- Heon Location in Punjab, India Heon Heon (India)
- Coordinates: 31°12′52″N 75°57′36″E﻿ / ﻿31.2145538°N 75.9600253°E
- Country: India
- State: Punjab
- District: Shaheed Bhagat Singh Nagar

Government
- • Type: Panchayat raj
- • Body: Gram panchayat
- Elevation: 251 m (823 ft)

Population (2011)
- • Total: 2,616
- Sex ratio 1314/1302 ♂/♀

Languages
- • Official: Punjabi
- Time zone: UTC+5:30 (IST)
- PIN: 144505
- Telephone code: 01884
- ISO 3166 code: IN-PB
- Post office: Banga
- Website: nawanshahr.nic.in

= Heon, SBS Nagar =

Heon is a village in Shaheed Bhagat Singh Nagar district of Punjab State, India. It is located 4.6 km away from postal head office Banga, 18.6 km from Nawanshahr, 16.2 km from district headquarter Shaheed Bhagat Singh Nagar and 108 km from state capital Chandigarh. The village is administrated by Sarpanch an elected representative of the village.

== Demography ==
As of 2011, Heon has a total number of 585 houses and population of 2616 of which 1314 include are males while 1302 are females according to the report published by Census India in 2011. The literacy rate of Heon is 78.25%, higher than the state average of 75.84%. The population of children under the age of 6 years is 234 which is 8.95% of total population of Heon, and child sex ratio is approximately 857 as compared to Punjab state average of 846.

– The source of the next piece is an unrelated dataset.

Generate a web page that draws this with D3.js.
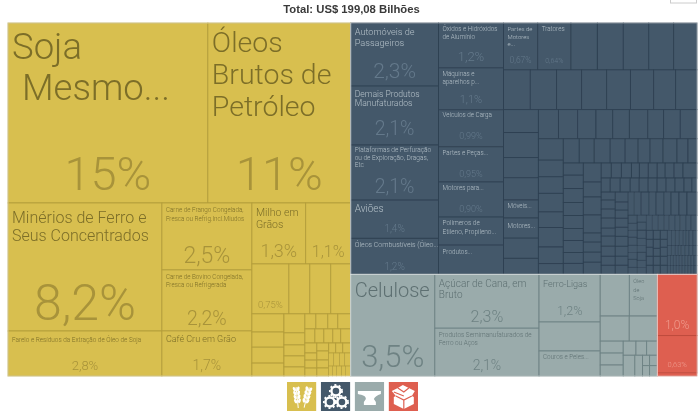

Most of the people are from Schedule Caste which constitutes 69.95% of total population in Heon. The town does not have any Schedule Tribe population so far.

As per the report published by Census India in 2011, 794 people were engaged in work activities out of the total population of Heon which includes 720 males and 70 females. According to census survey report 2011, 76.53% workers describe their work as main work and 23.47% workers are involved in Marginal activity providing livelihood for less than 6 months.

== Education ==
The village has a Punjabi medium, co-ed upper primary school founded in 1996. The school provide mid-day meal and free education to children between the ages of 6 and 14 as per Right of Children to Free and Compulsory Education Act.

Guru Nanak College of Nursing, Amardeep Singh Shergill Memorial college Mukandpur and Sikh National College Banga are the nearest colleges. and Lovely Professional University is 35 km away from the village.

== Landmarks ==
Gurudwara Dehra Sahib, Gurudwara Baba Jawahar Singh Ji Raja Sahib, Sai Nathu Shah Ji and Sidh Shri Baba Balak Nath Ji are religious sites. The village has a bank and ATM facility.

== Transport ==
Banga railway station is the nearest train station however, Garhshankar Junction railway station is 20.8 km away from the village. Sahnewal Airport is the nearest domestic airport which located 63 km away in Ludhiana and the nearest international airport is located in Chandigarh also Sri Guru Ram Dass Jee International Airport is the second nearest airport which is 143 km away in Amritsar.